INSTRUCTIONS FOR THE TASK:
Repeat the material below word for word and leave out all pictures.

MATERIAL PROVIDED:
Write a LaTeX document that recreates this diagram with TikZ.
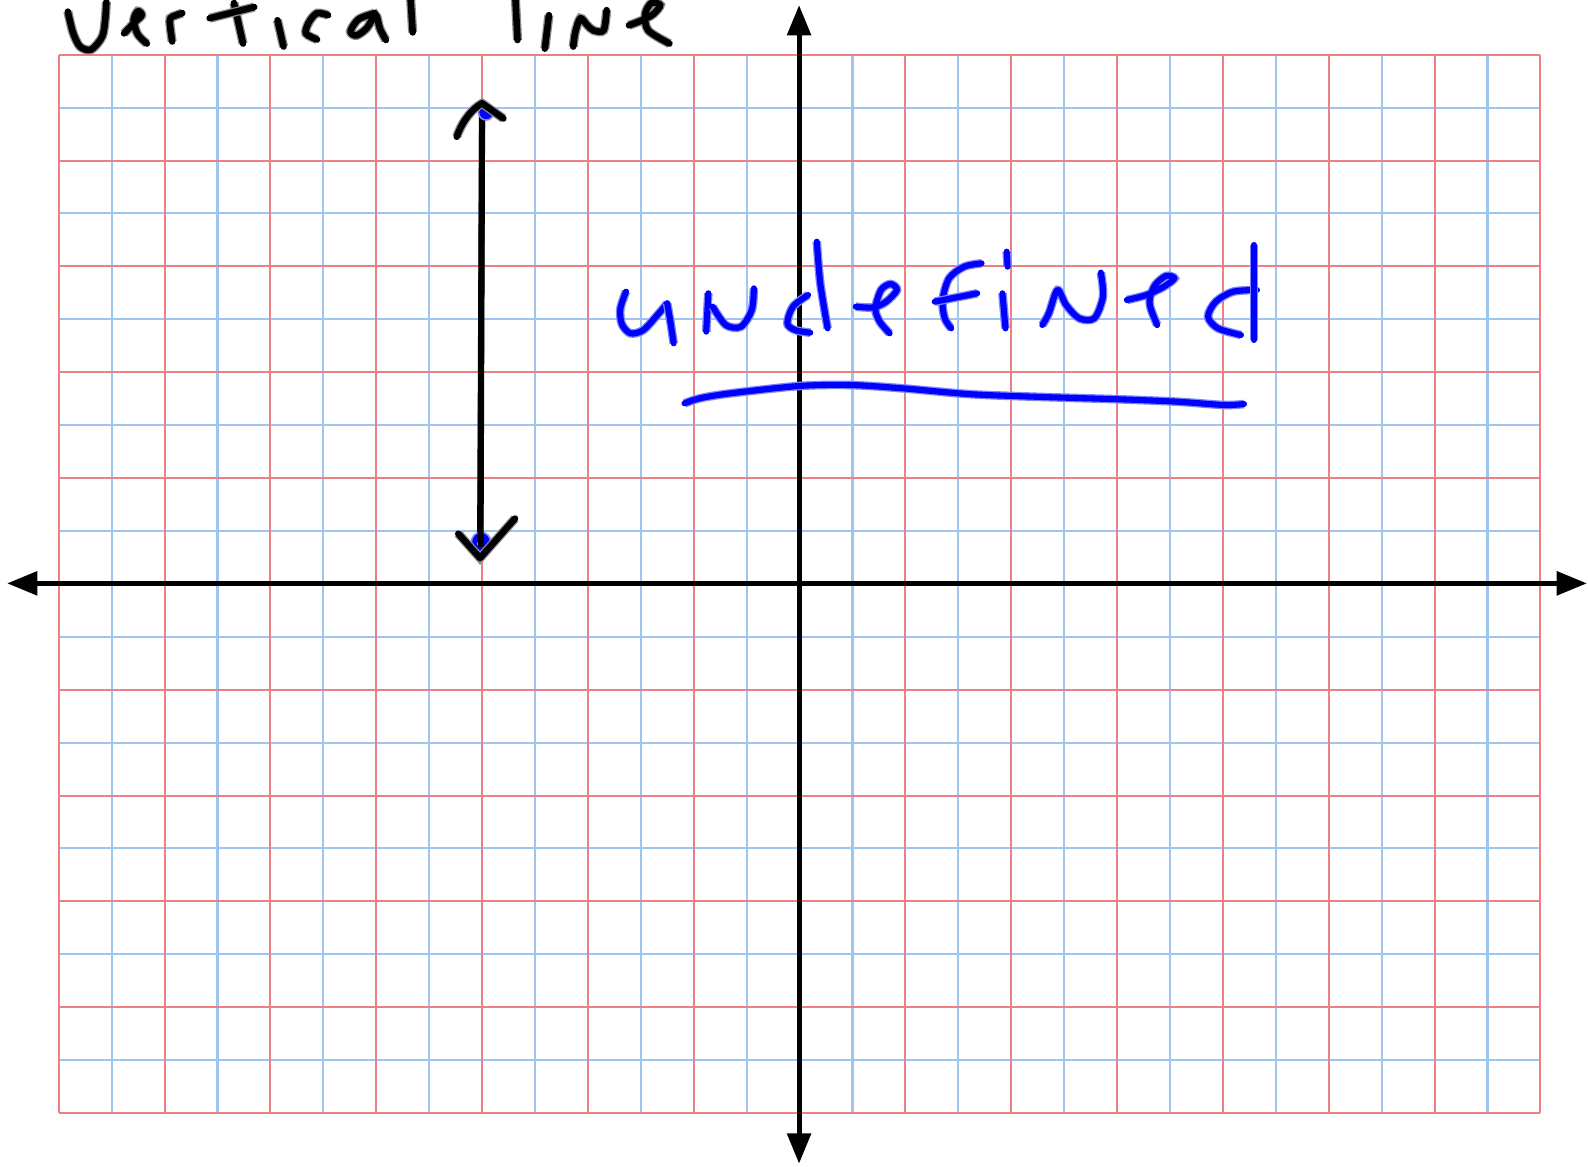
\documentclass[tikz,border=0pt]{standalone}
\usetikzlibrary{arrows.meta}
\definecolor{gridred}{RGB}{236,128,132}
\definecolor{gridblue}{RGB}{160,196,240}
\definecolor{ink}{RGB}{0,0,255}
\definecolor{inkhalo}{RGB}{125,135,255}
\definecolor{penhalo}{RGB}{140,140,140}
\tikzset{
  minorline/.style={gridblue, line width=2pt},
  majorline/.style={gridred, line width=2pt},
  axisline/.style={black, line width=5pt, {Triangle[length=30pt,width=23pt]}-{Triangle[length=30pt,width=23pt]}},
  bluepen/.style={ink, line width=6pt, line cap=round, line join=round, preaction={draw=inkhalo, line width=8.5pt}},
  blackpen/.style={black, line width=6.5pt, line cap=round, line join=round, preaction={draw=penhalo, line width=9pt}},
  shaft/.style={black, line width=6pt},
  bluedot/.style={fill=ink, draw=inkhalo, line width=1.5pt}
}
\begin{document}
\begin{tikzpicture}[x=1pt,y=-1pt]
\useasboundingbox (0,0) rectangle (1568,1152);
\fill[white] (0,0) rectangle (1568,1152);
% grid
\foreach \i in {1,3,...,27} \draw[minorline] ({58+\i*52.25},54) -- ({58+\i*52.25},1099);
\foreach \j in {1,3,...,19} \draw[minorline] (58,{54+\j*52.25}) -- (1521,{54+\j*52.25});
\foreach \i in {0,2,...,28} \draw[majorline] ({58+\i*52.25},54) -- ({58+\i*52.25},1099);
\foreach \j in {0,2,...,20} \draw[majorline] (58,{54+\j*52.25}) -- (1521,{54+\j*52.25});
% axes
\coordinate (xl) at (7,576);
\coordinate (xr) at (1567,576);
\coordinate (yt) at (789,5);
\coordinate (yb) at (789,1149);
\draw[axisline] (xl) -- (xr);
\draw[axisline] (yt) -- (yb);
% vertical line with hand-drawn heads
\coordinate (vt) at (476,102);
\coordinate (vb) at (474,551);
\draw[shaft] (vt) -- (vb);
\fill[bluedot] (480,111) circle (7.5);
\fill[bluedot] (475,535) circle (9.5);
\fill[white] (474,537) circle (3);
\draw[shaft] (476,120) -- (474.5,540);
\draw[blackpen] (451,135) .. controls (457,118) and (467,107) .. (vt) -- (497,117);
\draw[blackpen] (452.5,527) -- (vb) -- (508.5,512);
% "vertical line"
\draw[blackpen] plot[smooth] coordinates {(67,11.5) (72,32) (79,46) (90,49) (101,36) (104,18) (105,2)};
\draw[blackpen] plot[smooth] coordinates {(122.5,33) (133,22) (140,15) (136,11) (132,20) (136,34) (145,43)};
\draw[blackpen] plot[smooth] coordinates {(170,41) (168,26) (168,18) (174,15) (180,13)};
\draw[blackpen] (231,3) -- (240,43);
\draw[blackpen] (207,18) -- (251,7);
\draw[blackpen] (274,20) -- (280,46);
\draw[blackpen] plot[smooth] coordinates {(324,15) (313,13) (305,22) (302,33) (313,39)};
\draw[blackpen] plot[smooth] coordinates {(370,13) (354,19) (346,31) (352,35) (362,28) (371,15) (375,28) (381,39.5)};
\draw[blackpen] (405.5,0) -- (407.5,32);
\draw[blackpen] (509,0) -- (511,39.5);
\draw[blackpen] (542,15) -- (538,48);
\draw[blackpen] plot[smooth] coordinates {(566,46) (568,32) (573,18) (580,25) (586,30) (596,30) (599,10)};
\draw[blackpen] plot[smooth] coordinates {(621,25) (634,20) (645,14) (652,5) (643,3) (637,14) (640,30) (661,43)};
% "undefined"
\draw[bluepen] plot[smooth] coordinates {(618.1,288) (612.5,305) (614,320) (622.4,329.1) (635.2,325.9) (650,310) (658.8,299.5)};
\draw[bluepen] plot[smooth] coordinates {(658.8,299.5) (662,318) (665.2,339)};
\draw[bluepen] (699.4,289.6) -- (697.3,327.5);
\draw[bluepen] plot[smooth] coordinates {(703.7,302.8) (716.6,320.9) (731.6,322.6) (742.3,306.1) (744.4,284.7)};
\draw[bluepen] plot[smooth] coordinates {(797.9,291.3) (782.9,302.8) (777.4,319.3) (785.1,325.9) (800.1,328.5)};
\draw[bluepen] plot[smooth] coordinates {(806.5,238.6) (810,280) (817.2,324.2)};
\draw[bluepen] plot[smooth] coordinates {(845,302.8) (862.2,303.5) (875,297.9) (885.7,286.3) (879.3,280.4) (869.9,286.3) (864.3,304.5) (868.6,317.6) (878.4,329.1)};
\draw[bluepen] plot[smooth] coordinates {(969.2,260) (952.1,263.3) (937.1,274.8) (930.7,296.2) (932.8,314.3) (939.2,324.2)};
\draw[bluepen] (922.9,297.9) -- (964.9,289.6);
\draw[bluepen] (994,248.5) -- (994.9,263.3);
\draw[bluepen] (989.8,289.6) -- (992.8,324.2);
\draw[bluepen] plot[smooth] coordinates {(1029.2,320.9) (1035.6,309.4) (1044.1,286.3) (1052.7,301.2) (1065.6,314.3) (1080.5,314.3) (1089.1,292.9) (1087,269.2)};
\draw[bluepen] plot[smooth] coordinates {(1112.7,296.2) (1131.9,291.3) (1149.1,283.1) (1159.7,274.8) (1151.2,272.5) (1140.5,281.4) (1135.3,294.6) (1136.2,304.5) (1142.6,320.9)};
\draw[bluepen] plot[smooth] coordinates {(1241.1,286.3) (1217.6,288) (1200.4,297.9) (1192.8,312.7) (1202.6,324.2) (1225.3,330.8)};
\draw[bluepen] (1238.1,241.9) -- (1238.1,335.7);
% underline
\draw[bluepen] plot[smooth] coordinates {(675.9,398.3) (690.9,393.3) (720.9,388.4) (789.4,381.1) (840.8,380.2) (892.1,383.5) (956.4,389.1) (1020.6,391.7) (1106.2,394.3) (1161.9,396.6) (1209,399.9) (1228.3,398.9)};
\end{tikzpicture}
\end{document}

RIGHT ANSWER:
Write a LaTeX document that recreates this diagram with TikZ.
\documentclass[tikz,border=0pt]{standalone}
\usetikzlibrary{arrows.meta}
\definecolor{gridred}{RGB}{236,128,132}
\definecolor{gridblue}{RGB}{160,196,240}
\definecolor{ink}{RGB}{0,0,255}
\definecolor{inkhalo}{RGB}{125,135,255}
\definecolor{penhalo}{RGB}{140,140,140}
\tikzset{
  minorline/.style={gridblue, line width=2pt},
  majorline/.style={gridred, line width=2pt},
  axisline/.style={black, line width=5pt, {Triangle[length=30pt,width=23pt]}-{Triangle[length=30pt,width=23pt]}},
  bluepen/.style={ink, line width=6pt, line cap=round, line join=round, preaction={draw=inkhalo, line width=8.5pt}},
  blackpen/.style={black, line width=6.5pt, line cap=round, line join=round, preaction={draw=penhalo, line width=9pt}},
  shaft/.style={black, line width=6pt},
  bluedot/.style={fill=ink, draw=inkhalo, line width=1.5pt}
}
\begin{document}
\begin{tikzpicture}[x=1pt,y=-1pt]
\useasboundingbox (0,0) rectangle (1568,1152);
\fill[white] (0,0) rectangle (1568,1152);
% grid
\foreach \i in {1,3,...,27} \draw[minorline] ({58+\i*52.25},54) -- ({58+\i*52.25},1099);
\foreach \j in {1,3,...,19} \draw[minorline] (58,{54+\j*52.25}) -- (1521,{54+\j*52.25});
\foreach \i in {0,2,...,28} \draw[majorline] ({58+\i*52.25},54) -- ({58+\i*52.25},1099);
\foreach \j in {0,2,...,20} \draw[majorline] (58,{54+\j*52.25}) -- (1521,{54+\j*52.25});
% axes
\coordinate (xl) at (7,576);
\coordinate (xr) at (1567,576);
\coordinate (yt) at (789,5);
\coordinate (yb) at (789,1149);
\draw[axisline] (xl) -- (xr);
\draw[axisline] (yt) -- (yb);
% vertical line with hand-drawn heads
\coordinate (vt) at (476,102);
\coordinate (vb) at (474,551);
\draw[shaft] (vt) -- (vb);
\fill[bluedot] (480,111) circle (7.5);
\fill[bluedot] (475,535) circle (9.5);
\fill[white] (474,537) circle (3);
\draw[shaft] (476,120) -- (474.5,540);
\draw[blackpen] (451,135) .. controls (457,118) and (467,107) .. (vt) -- (497,117);
\draw[blackpen] (452.5,527) -- (vb) -- (508.5,512);
% "vertical line"
\draw[blackpen] plot[smooth] coordinates {(67,11.5) (72,32) (79,46) (90,49) (101,36) (104,18) (105,2)};
\draw[blackpen] plot[smooth] coordinates {(122.5,33) (133,22) (140,15) (136,11) (132,20) (136,34) (145,43)};
\draw[blackpen] plot[smooth] coordinates {(170,41) (168,26) (168,18) (174,15) (180,13)};
\draw[blackpen] (231,3) -- (240,43);
\draw[blackpen] (207,18) -- (251,7);
\draw[blackpen] (274,20) -- (280,46);
\draw[blackpen] plot[smooth] coordinates {(324,15) (313,13) (305,22) (302,33) (313,39)};
\draw[blackpen] plot[smooth] coordinates {(370,13) (354,19) (346,31) (352,35) (362,28) (371,15) (375,28) (381,39.5)};
\draw[blackpen] (405.5,0) -- (407.5,32);
\draw[blackpen] (509,0) -- (511,39.5);
\draw[blackpen] (542,15) -- (538,48);
\draw[blackpen] plot[smooth] coordinates {(566,46) (568,32) (573,18) (580,25) (586,30) (596,30) (599,10)};
\draw[blackpen] plot[smooth] coordinates {(621,25) (634,20) (645,14) (652,5) (643,3) (637,14) (640,30) (661,43)};
% "undefined"
\draw[bluepen] plot[smooth] coordinates {(618.1,288) (612.5,305) (614,320) (622.4,329.1) (635.2,325.9) (650,310) (658.8,299.5)};
\draw[bluepen] plot[smooth] coordinates {(658.8,299.5) (662,318) (665.2,339)};
\draw[bluepen] (699.4,289.6) -- (697.3,327.5);
\draw[bluepen] plot[smooth] coordinates {(703.7,302.8) (716.6,320.9) (731.6,322.6) (742.3,306.1) (744.4,284.7)};
\draw[bluepen] plot[smooth] coordinates {(797.9,291.3) (782.9,302.8) (777.4,319.3) (785.1,325.9) (800.1,328.5)};
\draw[bluepen] plot[smooth] coordinates {(806.5,238.6) (810,280) (817.2,324.2)};
\draw[bluepen] plot[smooth] coordinates {(845,302.8) (862.2,303.5) (875,297.9) (885.7,286.3) (879.3,280.4) (869.9,286.3) (864.3,304.5) (868.6,317.6) (878.4,329.1)};
\draw[bluepen] plot[smooth] coordinates {(969.2,260) (952.1,263.3) (937.1,274.8) (930.7,296.2) (932.8,314.3) (939.2,324.2)};
\draw[bluepen] (922.9,297.9) -- (964.9,289.6);
\draw[bluepen] (994,248.5) -- (994.9,263.3);
\draw[bluepen] (989.8,289.6) -- (992.8,324.2);
\draw[bluepen] plot[smooth] coordinates {(1029.2,320.9) (1035.6,309.4) (1044.1,286.3) (1052.7,301.2) (1065.6,314.3) (1080.5,314.3) (1089.1,292.9) (1087,269.2)};
\draw[bluepen] plot[smooth] coordinates {(1112.7,296.2) (1131.9,291.3) (1149.1,283.1) (1159.7,274.8) (1151.2,272.5) (1140.5,281.4) (1135.3,294.6) (1136.2,304.5) (1142.6,320.9)};
\draw[bluepen] plot[smooth] coordinates {(1241.1,286.3) (1217.6,288) (1200.4,297.9) (1192.8,312.7) (1202.6,324.2) (1225.3,330.8)};
\draw[bluepen] (1238.1,241.9) -- (1238.1,335.7);
% underline
\draw[bluepen] plot[smooth] coordinates {(675.9,398.3) (690.9,393.3) (720.9,388.4) (789.4,381.1) (840.8,380.2) (892.1,383.5) (956.4,389.1) (1020.6,391.7) (1106.2,394.3) (1161.9,396.6) (1209,399.9) (1228.3,398.9)};
\end{tikzpicture}
\end{document}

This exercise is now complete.